Pour éviter au cavalier maladroit de confesser publiquement sa disgrâce, il
prend la parole à sa place et se cantonne dans une réponse vague qui permettrait de clore le débat.
En outre, son
habitude de la conversation mondaine lui a donné l'esprit de répartie.
Il trouve sans effort la réponse du tac au tac qui
rebondit allègrement et victorieusement en une formule enjouée : « Monter à cheval (dit Julien), cela ne m'est pas
arrivé six fois dans ma vie.
— Eh bien! ce sera la septième, dit Norbert.
» Mais cela ne doit pas nous faire illusion et
Stendhal, en même temps qu'il souligne les mérites de son personnage, sait aussi nous en indiquer les limites.
La
politesse parfaite du comte Norbert se concilie à merveille avec une indifférence tout aussi parfaite à l'égard de ce
jeune roturier qu'il comble de sa courtoisie : le nouvel arrivant offrait si peu d'intérêt à ses yeux qu'il avait oublié
jusqu'à « son existence ».
Quant à la façade brillante, il semble bien qu'elle ne soit qu'un leurre.
Pour meubler la
conversation et pour faire preuve de quelque sagacité dans la discussion politique à laquelle il entend se mêler, dans la
soirée, le comte Norbert a besoin de venir chercher l'inspiration dans quelque article de journal.
Bien mieux, à ce genre
de lecture qui demande d'ordinaire une attention superficielle il se livre avec application : il vient « étudier » un journal.

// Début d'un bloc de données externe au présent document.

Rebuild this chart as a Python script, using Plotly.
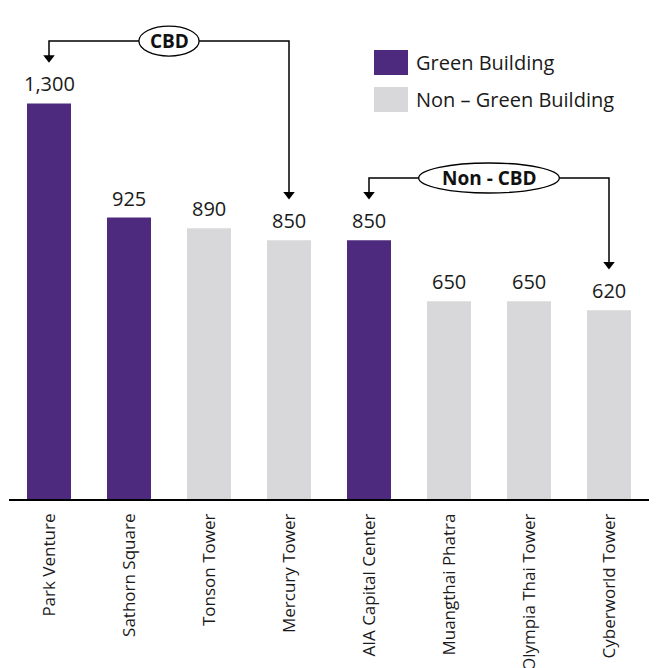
import plotly.graph_objects as go

# ---- data ----
buildings = ["Park Venture", "Sathorn Square", "Tonson Tower", "Mercury Tower",
             "AIA Capital Center", "Muangthai Phatra", "Olympia Thai Tower", "Cyberworld Tower"]
rents = [1300, 925, 890, 850, 850, 650, 650, 620]
is_green = [True, True, False, False, True, False, False, False]
value_labels = ["1,300", "925", "890", "850", "850", "650", "650", "620"]
group_names = ["CBD", "Non - CBD"]
group_first = [0, 4]
group_last = [3, 7]
legend_names = ["Green Building", "Non \u2013 Green Building"]

PURPLE = "#4E2A7E"
GREY = "#D8D8DA"
FONT = "Open Sans"

W, H = 657, 668
ML, MR, MT, MB = 9, 8, 0, 169
YMAX = 1640
plot_w = W - ML - MR
plot_h = H - MT - MB
S = plot_h / YMAX          # pixels per value unit
CAT_PX = plot_w / len(buildings)

def vpx(p):  # pixel length -> value units
    return p / S

def ipx(p):  # pixel length -> category index units
    return p / CAT_PX

fig = go.Figure()
fig.add_trace(go.Bar(
    x=buildings, y=rents,
    marker=dict(color=[PURPLE if g else GREY for g in is_green], line=dict(width=0)),
    width=0.55, showlegend=False, hoverinfo="x+y",
))

# value labels
for b, v, t in zip(buildings, rents, value_labels):
    fig.add_annotation(x=b, y=v, text=t, showarrow=False, yanchor="bottom",
                       yshift=4, font=dict(family=FONT, size=20, color="#1a1a1a"))

# CBD / Non-CBD brackets
shapes = []
for name, i0, i1 in zip(group_names, group_first, group_last):
    level = max(rents[i0:i1 + 1]) + 205
    tip0 = rents[i0] + 134
    tip1 = rents[i1] + 134
    fig.add_trace(go.Scatter(
        x=[buildings[i0], buildings[i0], buildings[i1], buildings[i1]],
        y=[tip0 + vpx(4), level, level, tip1 + vpx(4)],
        mode="lines", line=dict(color="black", width=1.5),
        showlegend=False, hoverinfo="skip", cliponaxis=False))
    fig.add_trace(go.Scatter(
        x=[buildings[i0], buildings[i1]],
        y=[tip0 + vpx(5), tip1 + vpx(5)],
        mode="markers", marker=dict(symbol="triangle-down", size=10, color="black",
                                    line=dict(width=0)),
        showlegend=False, hoverinfo="skip", cliponaxis=False))
    cx = (i0 + i1) / 2
    rx = 10 + 6.7 * len(name)
    ry = 15
    shapes.append(dict(type="circle", xref="x", yref="y",
                       x0=cx - ipx(rx), x1=cx + ipx(rx),
                       y0=level - vpx(ry), y1=level + vpx(ry),
                       fillcolor="white", line=dict(color="black", width=1.3),
                       layer="above"))
    fig.add_annotation(x=cx, y=level, text="<b>%s</b>" % name, showarrow=False,
                       font=dict(family=FONT, size=19, color="#111111"))

# legend (manual)
def px_to_paper_x(p):
    return (p - ML) / plot_w

def px_to_paper_y(p):
    return (H - MB - p) / plot_h

for k, (nm, col) in enumerate(zip(legend_names, [PURPLE, GREY])):
    top = 50 + 37 * k
    shapes.append(dict(type="rect", xref="paper", yref="paper",
                       x0=px_to_paper_x(374), x1=px_to_paper_x(408),
                       y0=px_to_paper_y(top + 25), y1=px_to_paper_y(top),
                       fillcolor=col, line=dict(width=0)))
    fig.add_annotation(xref="paper", yref="paper", x=px_to_paper_x(414),
                       y=px_to_paper_y(top + 12.5), xanchor="left", yanchor="middle",
                       text=nm, showarrow=False,
                       font=dict(family=FONT, size=20, color="#1a1a1a"))

fig.update_layout(
    width=W, height=H, margin=dict(l=ML, r=MR, t=MT, b=MB),
    paper_bgcolor="white", plot_bgcolor="white",
    shapes=shapes, bargap=0.45,
    font=dict(family=FONT),
)
fig.update_xaxes(showline=True, linecolor="black", linewidth=1.5, tickangle=-90,
                 tickfont=dict(family=FONT, size=17, color="#1a1a1a"),
                 ticks="", ticklabelstandoff=6, showgrid=False, zeroline=False,
                 automargin=False, range=[-0.5, len(buildings) - 0.5])
fig.update_yaxes(visible=False, range=[0, YMAX], showgrid=False, zeroline=False,
                 automargin=False)

fig.write_html("out.html", config={"displayModeBar": False},
               post_script="document.body.style.margin='0';document.body.style.overflow='hidden';")
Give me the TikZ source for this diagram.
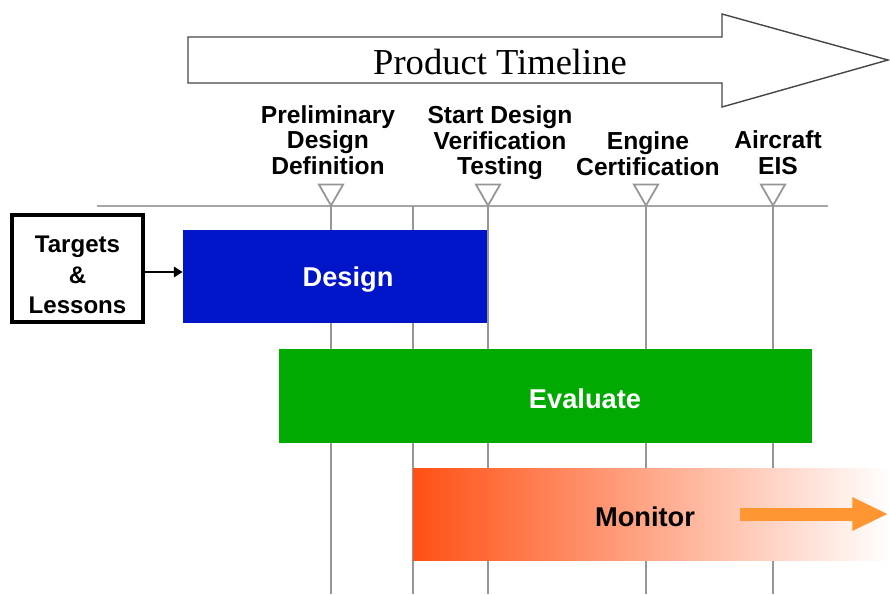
\documentclass[tikz,border=0pt]{standalone}
\usepackage{fontspec}
\setmainfont{Liberation Serif}
\setsansfont{Liberation Sans}
\usepackage{xcolor}
\definecolor{plmBlue}{RGB}{0, 20, 200}
\definecolor{plmGreen}{RGB}{0, 170, 0}
\definecolor{plmRed}{RGB}{255, 80, 20}
\definecolor{plmOrange}{RGB}{255, 150, 50}
\definecolor{plmGrey}{RGB}{150, 150, 150}
\definecolor{plmDark}{RGB}{70, 70, 70}
\usepackage{tikz}
\usetikzlibrary{
    shapes.geometric,
    arrows.meta,
    positioning,
    calc
}

\begin{document}
\begin{tikzpicture}[
    milestoneLabel/.style={
        font=\fontsize{14}{14.5}\selectfont\sffamily\bfseries,
        align=center, inner sep=0pt, text=black
    },
    milestone/.style={
        regular polygon, regular polygon sides=3, shape border rotate=180,
        draw=plmGrey, line width=1pt, fill=white,
        minimum size=0.56cm, inner sep=0pt
    },
    phaseBar/.style={
        rectangle, draw=none, inner sep=0pt,
        minimum height=1.86cm
    },
    phaseText/.style={
        font=\fontsize{15.5}{18}\selectfont\sffamily\bfseries, inner sep=0pt
    },
    gridLine/.style={draw=plmGrey, line width=1.1pt},
    feedArrow/.style={
        -{Triangle[length=5pt, width=6pt]}, line width=0.9pt, draw=black
    },
    trendArrow/.style={
        -{Triangle[length=0.72cm, width=0.62cm]}, line width=0.26cm, draw=plmOrange
    }
]
    \useasboundingbox (0,0) rectangle (17.8,-11.88);

    % Product timeline arrow
    \draw[draw=plmDark, line width=0.8pt, fill=white]
        (3.76,-0.74) -- (14.44,-0.74) -- (14.44,-0.28) -- (17.76,-1.2)
        -- (14.44,-2.14) -- (14.44,-1.66) -- (3.76,-1.66) -- cycle;
    \node[font=\fontsize{20.8}{24}\selectfont, inner sep=0pt] (timeline) at (10.0,-1.24) {Product Timeline};

    % Time axis and grid lines
    \draw[draw=plmGrey!85, line width=1.6pt] (1.94,-4.12) -- (16.56,-4.12);
    \draw[gridLine] (6.62,-4.12) -- (6.62,-11.88);
    \draw[gridLine] (8.26,-4.12) -- (8.26,-11.88);
    \draw[gridLine] (9.76,-4.12) -- (9.76,-11.88);
    \draw[gridLine] (12.92,-4.12) -- (12.92,-11.88);
    \draw[gridLine] (15.46,-4.12) -- (15.46,-11.88);

    % Milestones
    \node[milestone] (pdd) at (6.62,-3.83) {};
    \node[milestone] (sdvt) at (9.76,-3.83) {};
    \node[milestone] (cert) at (12.92,-3.83) {};
    \node[milestone] (eis) at (15.46,-3.83) {};

    \node[milestoneLabel] (pddText) at (6.56,-2.80) {Preliminary\\Design\\Definition};
    \node[milestoneLabel] (sdvtText) at (10.0,-2.86) {Start Design\\Verification\\Testing};
    \node[milestoneLabel] (certText) at (12.96,-3.07) {Engine\\Certification};
    \node[milestoneLabel] (eisText) at (15.56,-3.05) {Aircraft\\EIS};

    % Input box
    \node[rectangle, draw=black, line width=2pt, fill=white,
          minimum width=2.62cm, minimum height=2.14cm, inner sep=0pt]
        (targets) at (1.55,-5.37) {};
    \node[font=\fontsize{13.7}{17.3}\selectfont\sffamily\bfseries, align=center, inner sep=0pt]
        (targetsText) at (1.55,-5.50) {Targets\\\&\\Lessons};

    % Phase bars
    \node[phaseBar, fill=plmBlue, minimum width=6.08cm] (design) at (6.70,-5.53) {};
    \node[phaseText, text=white] (designText) at (6.96,-5.60) {Design};

    \node[phaseBar, fill=plmGreen, minimum width=10.66cm, minimum height=1.88cm] (evaluate) at (10.91,-7.92) {};
    \node[phaseText, text=white] (evaluateText) at (11.70,-7.98) {Evaluate};

    \node[phaseBar, left color=plmRed, middle color=plmRed!38, right color=white, minimum width=9.54cm, minimum height=1.84cm] (monitor) at (13.03,-10.28) {};
    \node[phaseText, text=black] (monitorText) at (12.90,-10.34) {Monitor};

    % Connectors
    \draw[feedArrow] (targets.east |- 0,-5.44) -- (design.west |- 0,-5.44);
    \draw[trendArrow] ([xshift=-3.0cm]monitor.east) -- ([xshift=-0.04cm]monitor.east);

\end{tikzpicture}
\end{document}
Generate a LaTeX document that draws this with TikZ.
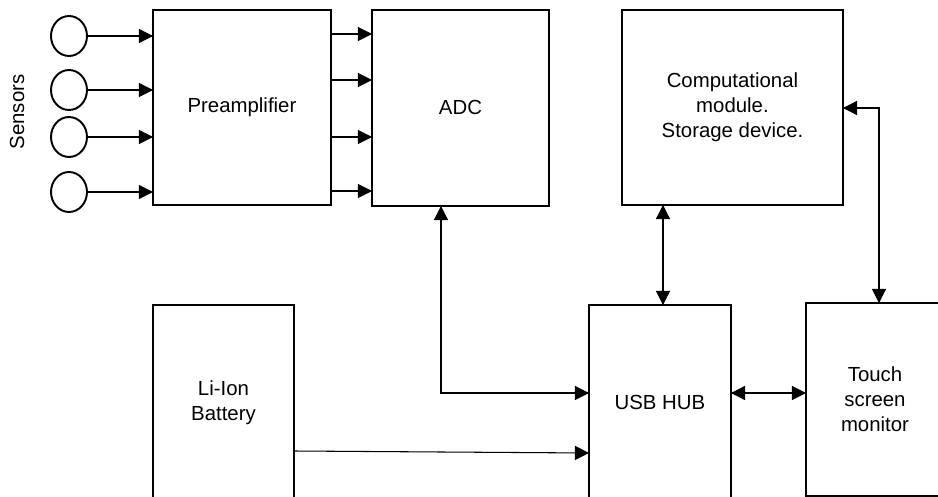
\documentclass[tikz,border=0pt]{standalone}
\usepackage{fontspec}
\setmainfont{Liberation Sans}
\usetikzlibrary{arrows.meta, shapes.geometric}
\tikzset{blk/.style={draw, line width=1.1pt, anchor=north west, inner sep=0pt, outer sep=0pt, align=center}}
\tikzset{sens/.style={draw, ellipse, line width=1.1pt, minimum width=0.72cm, minimum height=0.8cm, inner sep=0pt}}
\tikzset{arr/.style={-{Triangle[length=8pt,width=8pt]}, line width=0.6pt}}
\tikzset{dbl/.style={{Triangle[length=8pt,width=8pt]}-{Triangle[length=8pt,width=8pt]}, line width=0.6pt}}

\begin{document}
\begin{tikzpicture}[x=0.02cm, y=-0.02cm, font=\fontsize{11.6}{14.2}\selectfont]
\useasboundingbox (0,0) rectangle (938,497);
\clip (0,0) rectangle (938,497);
% Sensors
\node[sens] (s1) at (69,36) {};
\node[sens] (s2) at (69,90) {};
\node[sens] (s3) at (69,137) {};
\node[sens] (s4) at (69,192) {};
\node[rotate=90] (lbl) at (17,112) {Sensors};
% Blocks
\node[blk, minimum width=3.56cm, minimum height=3.9cm] (pre) at (153,10) {Preamplifier};
\node[blk, minimum width=3.54cm, minimum height=3.92cm] (adc) at (372,10) {ADC};
\node[blk, minimum width=4.42cm, minimum height=3.9cm] (comp) at (622,10) {Computational\\module.\\Storage device.};
\node[blk, minimum width=2.82cm, minimum height=3.92cm] (batt) at (153,305) {Li-Ion\\Battery};
\node[blk, minimum width=2.84cm, minimum height=3.92cm] (usb) at (589,305) {USB HUB};
\node[blk, minimum width=2.76cm, minimum height=3.86cm] (touch) at (806,303) {Touch\\screen\\monitor};
% Sensors into preamplifier
\draw[arr] (s1) -- (s1 -| pre.west);
\draw[arr] (s2) -- (s2 -| pre.west);
\draw[arr] (s3) -- (s3 -| pre.west);
\draw[arr] (s4) -- (s4 -| pre.west);
% Preamplifier to ADC
\draw[arr] (pre.east |- 0,34) -- (adc.west |- 0,34);
\draw[arr] (pre.east |- 0,80) -- (adc.west |- 0,80);
\draw[arr] (pre.east |- 0,137) -- (adc.west |- 0,137);
\draw[arr] (pre.east |- 0,191) -- (adc.west |- 0,191);
% USB links
\draw[dbl] (adc.south -| 441,0) |- (usb.west |- 0,393);
\draw[arr] (batt.east |- 0,451) -- (usb.west |- 0,453);
\draw[dbl] (comp.south -| 663,0) -- (usb.north -| 663,0);
\draw[dbl] (usb.east |- 0,393) -- (touch.west |- 0,393);
% Computational module to monitor
\draw[dbl] (comp.east |- 0,108) -| (touch.north -| 879,0);
\end{tikzpicture}
\end{document}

Et cela ne plaide guère sans doute en faveur de l'étendue de sa formation intellectuelle et de sa culture.
Tels nous apparaissent dans cette page le marquis et le comte de la Mole, avec leurs brillantes qualités de façade, leur
esprit de caste et cette politesse sans faille, marque de leur parfaite éducation, de leur parfait usage du monde.
Ils
nous sont décrits moins par ce qui les distingue que par leurs traits communs.
L'un et l'autre évoquent le milieu
aristocratique.
La peinture psychologique s'élargit en une satire sociale.
2.
Le personnage principal
Or cette satire sociale est vigoureusement mise en valeur par un contraste plein de sens.
En face de ces aristocrates
aux qualités brillantes mais superficielles se dresse la personnalité riche et profonde de Julien Sorel.
L'opposition se
manifeste d'abord dans un domaine où le jeune provincial semble à première vue se mettre à l'unisson de ses hôtes.
Lorsque la conversation s'engage sur cette malheureuse promenade à cheval où notre héros a fait si triste figure,
Julien fait preuve de ces qualités de tact, d'aisance et d'esprit qui sont l'apanage habituel et autant dire exclusif des
gens du monde.
Il n'accepte pas la solution de facilité qui consisterait à laisser la conversation rebondir naturellement
vers un sujet moins brûlant, grâce à l'aimable intervention de Norbert de la Mole.
Et en répondant à son tour à la
question du marquis, il sait à la fois témoigner en termes mesurés et respectueux sa reconnaissance et se moquer de
lui-même sur un ton plein d'humour.
Bien mieux, en insistant sur les attentions délicates du jeune comte à son égard, il
écarte délibérément toute circonstance atténuante de sa maladresse : Norbert avait daigné lui « faire donner le cheval.